→ SHORT TASK
For this exercise, repeat all of the material verbatim apart from its images.

→ Entries from a dataset
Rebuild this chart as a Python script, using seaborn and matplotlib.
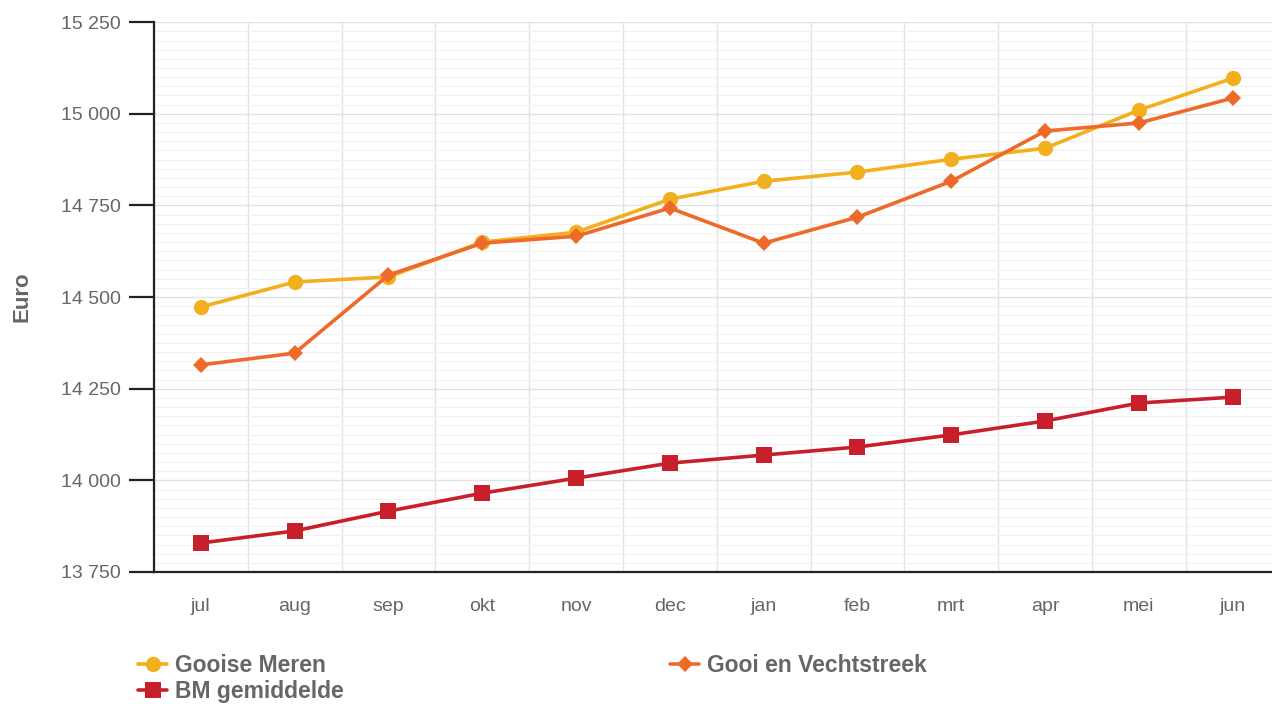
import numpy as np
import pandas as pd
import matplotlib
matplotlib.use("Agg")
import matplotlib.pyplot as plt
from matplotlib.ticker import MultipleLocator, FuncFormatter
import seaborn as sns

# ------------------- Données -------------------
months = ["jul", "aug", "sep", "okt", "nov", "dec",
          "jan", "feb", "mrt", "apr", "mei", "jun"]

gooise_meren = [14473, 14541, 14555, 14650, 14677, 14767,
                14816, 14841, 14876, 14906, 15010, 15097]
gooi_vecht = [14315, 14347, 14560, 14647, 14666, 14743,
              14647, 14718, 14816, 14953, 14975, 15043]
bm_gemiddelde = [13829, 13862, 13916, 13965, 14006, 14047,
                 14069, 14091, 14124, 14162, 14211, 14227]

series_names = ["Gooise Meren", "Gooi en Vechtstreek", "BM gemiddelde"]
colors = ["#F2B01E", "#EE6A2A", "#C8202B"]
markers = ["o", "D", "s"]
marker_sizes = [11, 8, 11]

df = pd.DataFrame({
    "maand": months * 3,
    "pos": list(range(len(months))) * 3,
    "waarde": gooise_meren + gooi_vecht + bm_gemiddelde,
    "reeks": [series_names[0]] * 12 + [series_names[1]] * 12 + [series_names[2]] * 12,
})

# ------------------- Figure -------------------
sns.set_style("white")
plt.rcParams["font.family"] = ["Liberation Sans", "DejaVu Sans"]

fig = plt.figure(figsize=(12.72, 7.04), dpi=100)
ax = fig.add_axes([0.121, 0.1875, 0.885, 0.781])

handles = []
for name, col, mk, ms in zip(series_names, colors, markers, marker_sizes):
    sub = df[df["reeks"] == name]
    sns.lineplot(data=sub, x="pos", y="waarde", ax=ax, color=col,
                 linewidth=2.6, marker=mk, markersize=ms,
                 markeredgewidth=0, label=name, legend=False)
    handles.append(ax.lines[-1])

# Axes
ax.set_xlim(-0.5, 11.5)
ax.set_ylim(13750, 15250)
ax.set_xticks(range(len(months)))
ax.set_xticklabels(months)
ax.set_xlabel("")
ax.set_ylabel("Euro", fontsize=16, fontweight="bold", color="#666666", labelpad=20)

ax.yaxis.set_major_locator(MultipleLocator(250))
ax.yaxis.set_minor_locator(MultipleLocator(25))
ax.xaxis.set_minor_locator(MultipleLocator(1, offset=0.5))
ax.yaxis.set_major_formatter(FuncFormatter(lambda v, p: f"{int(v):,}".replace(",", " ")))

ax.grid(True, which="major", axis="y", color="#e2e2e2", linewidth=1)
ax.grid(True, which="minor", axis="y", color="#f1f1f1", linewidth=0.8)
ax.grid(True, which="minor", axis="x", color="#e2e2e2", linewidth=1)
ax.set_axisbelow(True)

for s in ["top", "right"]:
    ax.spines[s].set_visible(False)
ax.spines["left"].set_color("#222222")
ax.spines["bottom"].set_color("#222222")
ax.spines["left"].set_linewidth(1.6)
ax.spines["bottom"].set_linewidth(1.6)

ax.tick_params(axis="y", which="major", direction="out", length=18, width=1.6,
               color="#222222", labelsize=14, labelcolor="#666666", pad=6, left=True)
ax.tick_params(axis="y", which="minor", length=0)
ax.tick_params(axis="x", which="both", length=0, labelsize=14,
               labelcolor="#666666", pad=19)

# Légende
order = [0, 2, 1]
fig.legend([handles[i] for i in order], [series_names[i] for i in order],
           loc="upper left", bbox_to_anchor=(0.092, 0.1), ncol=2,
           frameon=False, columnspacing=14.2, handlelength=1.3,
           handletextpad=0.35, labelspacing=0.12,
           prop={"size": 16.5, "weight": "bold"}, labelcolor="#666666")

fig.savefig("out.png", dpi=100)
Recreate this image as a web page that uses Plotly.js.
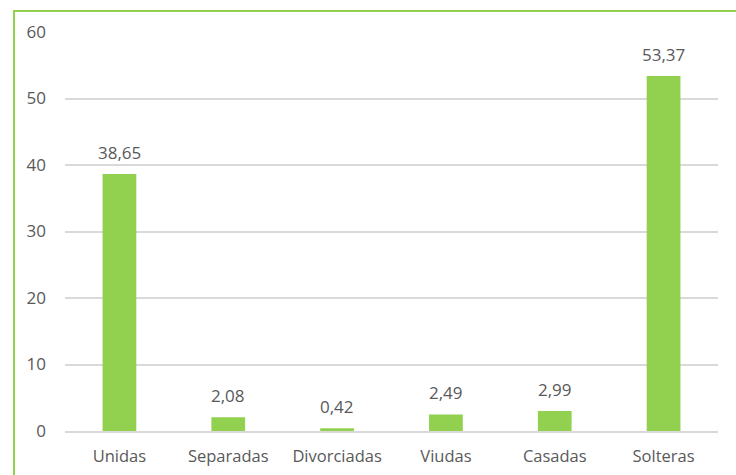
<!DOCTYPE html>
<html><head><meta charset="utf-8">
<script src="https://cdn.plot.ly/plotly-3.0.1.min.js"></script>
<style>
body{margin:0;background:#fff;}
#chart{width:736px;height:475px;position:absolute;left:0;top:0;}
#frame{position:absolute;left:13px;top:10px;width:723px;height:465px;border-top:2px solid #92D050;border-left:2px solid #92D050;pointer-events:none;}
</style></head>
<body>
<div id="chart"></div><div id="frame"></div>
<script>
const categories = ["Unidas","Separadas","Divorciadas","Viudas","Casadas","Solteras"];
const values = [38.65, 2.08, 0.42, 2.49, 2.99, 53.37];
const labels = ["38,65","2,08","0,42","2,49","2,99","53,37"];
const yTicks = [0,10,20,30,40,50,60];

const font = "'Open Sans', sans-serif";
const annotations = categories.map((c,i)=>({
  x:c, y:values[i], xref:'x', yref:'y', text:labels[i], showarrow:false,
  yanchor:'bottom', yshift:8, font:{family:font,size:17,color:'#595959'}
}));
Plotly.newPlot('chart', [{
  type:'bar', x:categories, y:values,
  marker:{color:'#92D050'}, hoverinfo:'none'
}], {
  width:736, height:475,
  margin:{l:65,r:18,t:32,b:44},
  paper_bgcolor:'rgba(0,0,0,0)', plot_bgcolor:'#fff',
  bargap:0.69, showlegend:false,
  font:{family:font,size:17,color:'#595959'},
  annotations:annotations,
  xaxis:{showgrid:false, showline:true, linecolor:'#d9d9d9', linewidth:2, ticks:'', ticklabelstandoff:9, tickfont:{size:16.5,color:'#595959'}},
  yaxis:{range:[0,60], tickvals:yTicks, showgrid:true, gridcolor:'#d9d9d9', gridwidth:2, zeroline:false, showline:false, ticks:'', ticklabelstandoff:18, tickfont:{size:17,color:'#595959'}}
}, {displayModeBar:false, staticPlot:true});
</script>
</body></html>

→ OUTPUT FOR THIS TASK
Rebuild this chart as a Python script, using seaborn and matplotlib.
import numpy as np
import pandas as pd
import matplotlib
matplotlib.use("Agg")
import matplotlib.pyplot as plt
from matplotlib.ticker import MultipleLocator, FuncFormatter
import seaborn as sns

# ------------------- Données -------------------
months = ["jul", "aug", "sep", "okt", "nov", "dec",
          "jan", "feb", "mrt", "apr", "mei", "jun"]

gooise_meren = [14473, 14541, 14555, 14650, 14677, 14767,
                14816, 14841, 14876, 14906, 15010, 15097]
gooi_vecht = [14315, 14347, 14560, 14647, 14666, 14743,
              14647, 14718, 14816, 14953, 14975, 15043]
bm_gemiddelde = [13829, 13862, 13916, 13965, 14006, 14047,
                 14069, 14091, 14124, 14162, 14211, 14227]

series_names = ["Gooise Meren", "Gooi en Vechtstreek", "BM gemiddelde"]
colors = ["#F2B01E", "#EE6A2A", "#C8202B"]
markers = ["o", "D", "s"]
marker_sizes = [11, 8, 11]

df = pd.DataFrame({
    "maand": months * 3,
    "pos": list(range(len(months))) * 3,
    "waarde": gooise_meren + gooi_vecht + bm_gemiddelde,
    "reeks": [series_names[0]] * 12 + [series_names[1]] * 12 + [series_names[2]] * 12,
})

# ------------------- Figure -------------------
sns.set_style("white")
plt.rcParams["font.family"] = ["Liberation Sans", "DejaVu Sans"]

fig = plt.figure(figsize=(12.72, 7.04), dpi=100)
ax = fig.add_axes([0.121, 0.1875, 0.885, 0.781])

handles = []
for name, col, mk, ms in zip(series_names, colors, markers, marker_sizes):
    sub = df[df["reeks"] == name]
    sns.lineplot(data=sub, x="pos", y="waarde", ax=ax, color=col,
                 linewidth=2.6, marker=mk, markersize=ms,
                 markeredgewidth=0, label=name, legend=False)
    handles.append(ax.lines[-1])

# Axes
ax.set_xlim(-0.5, 11.5)
ax.set_ylim(13750, 15250)
ax.set_xticks(range(len(months)))
ax.set_xticklabels(months)
ax.set_xlabel("")
ax.set_ylabel("Euro", fontsize=16, fontweight="bold", color="#666666", labelpad=20)

ax.yaxis.set_major_locator(MultipleLocator(250))
ax.yaxis.set_minor_locator(MultipleLocator(25))
ax.xaxis.set_minor_locator(MultipleLocator(1, offset=0.5))
ax.yaxis.set_major_formatter(FuncFormatter(lambda v, p: f"{int(v):,}".replace(",", " ")))

ax.grid(True, which="major", axis="y", color="#e2e2e2", linewidth=1)
ax.grid(True, which="minor", axis="y", color="#f1f1f1", linewidth=0.8)
ax.grid(True, which="minor", axis="x", color="#e2e2e2", linewidth=1)
ax.set_axisbelow(True)

for s in ["top", "right"]:
    ax.spines[s].set_visible(False)
ax.spines["left"].set_color("#222222")
ax.spines["bottom"].set_color("#222222")
ax.spines["left"].set_linewidth(1.6)
ax.spines["bottom"].set_linewidth(1.6)

ax.tick_params(axis="y", which="major", direction="out", length=18, width=1.6,
               color="#222222", labelsize=14, labelcolor="#666666", pad=6, left=True)
ax.tick_params(axis="y", which="minor", length=0)
ax.tick_params(axis="x", which="both", length=0, labelsize=14,
               labelcolor="#666666", pad=19)

# Légende
order = [0, 2, 1]
fig.legend([handles[i] for i in order], [series_names[i] for i in order],
           loc="upper left", bbox_to_anchor=(0.092, 0.1), ncol=2,
           frameon=False, columnspacing=14.2, handlelength=1.3,
           handletextpad=0.35, labelspacing=0.12,
           prop={"size": 16.5, "weight": "bold"}, labelcolor="#666666")

fig.savefig("out.png", dpi=100)
Recreate this image as a web page that uses Plotly.js.
<!DOCTYPE html>
<html><head><meta charset="utf-8">
<script src="https://cdn.plot.ly/plotly-3.0.1.min.js"></script>
<style>
body{margin:0;background:#fff;}
#chart{width:736px;height:475px;position:absolute;left:0;top:0;}
#frame{position:absolute;left:13px;top:10px;width:723px;height:465px;border-top:2px solid #92D050;border-left:2px solid #92D050;pointer-events:none;}
</style></head>
<body>
<div id="chart"></div><div id="frame"></div>
<script>
const categories = ["Unidas","Separadas","Divorciadas","Viudas","Casadas","Solteras"];
const values = [38.65, 2.08, 0.42, 2.49, 2.99, 53.37];
const labels = ["38,65","2,08","0,42","2,49","2,99","53,37"];
const yTicks = [0,10,20,30,40,50,60];

const font = "'Open Sans', sans-serif";
const annotations = categories.map((c,i)=>({
  x:c, y:values[i], xref:'x', yref:'y', text:labels[i], showarrow:false,
  yanchor:'bottom', yshift:8, font:{family:font,size:17,color:'#595959'}
}));
Plotly.newPlot('chart', [{
  type:'bar', x:categories, y:values,
  marker:{color:'#92D050'}, hoverinfo:'none'
}], {
  width:736, height:475,
  margin:{l:65,r:18,t:32,b:44},
  paper_bgcolor:'rgba(0,0,0,0)', plot_bgcolor:'#fff',
  bargap:0.69, showlegend:false,
  font:{family:font,size:17,color:'#595959'},
  annotations:annotations,
  xaxis:{showgrid:false, showline:true, linecolor:'#d9d9d9', linewidth:2, ticks:'', ticklabelstandoff:9, tickfont:{size:16.5,color:'#595959'}},
  yaxis:{range:[0,60], tickvals:yTicks, showgrid:true, gridcolor:'#d9d9d9', gridwidth:2, zeroline:false, showline:false, ticks:'', ticklabelstandoff:18, tickfont:{size:17,color:'#595959'}}
}, {displayModeBar:false, staticPlot:true});
</script>
</body></html>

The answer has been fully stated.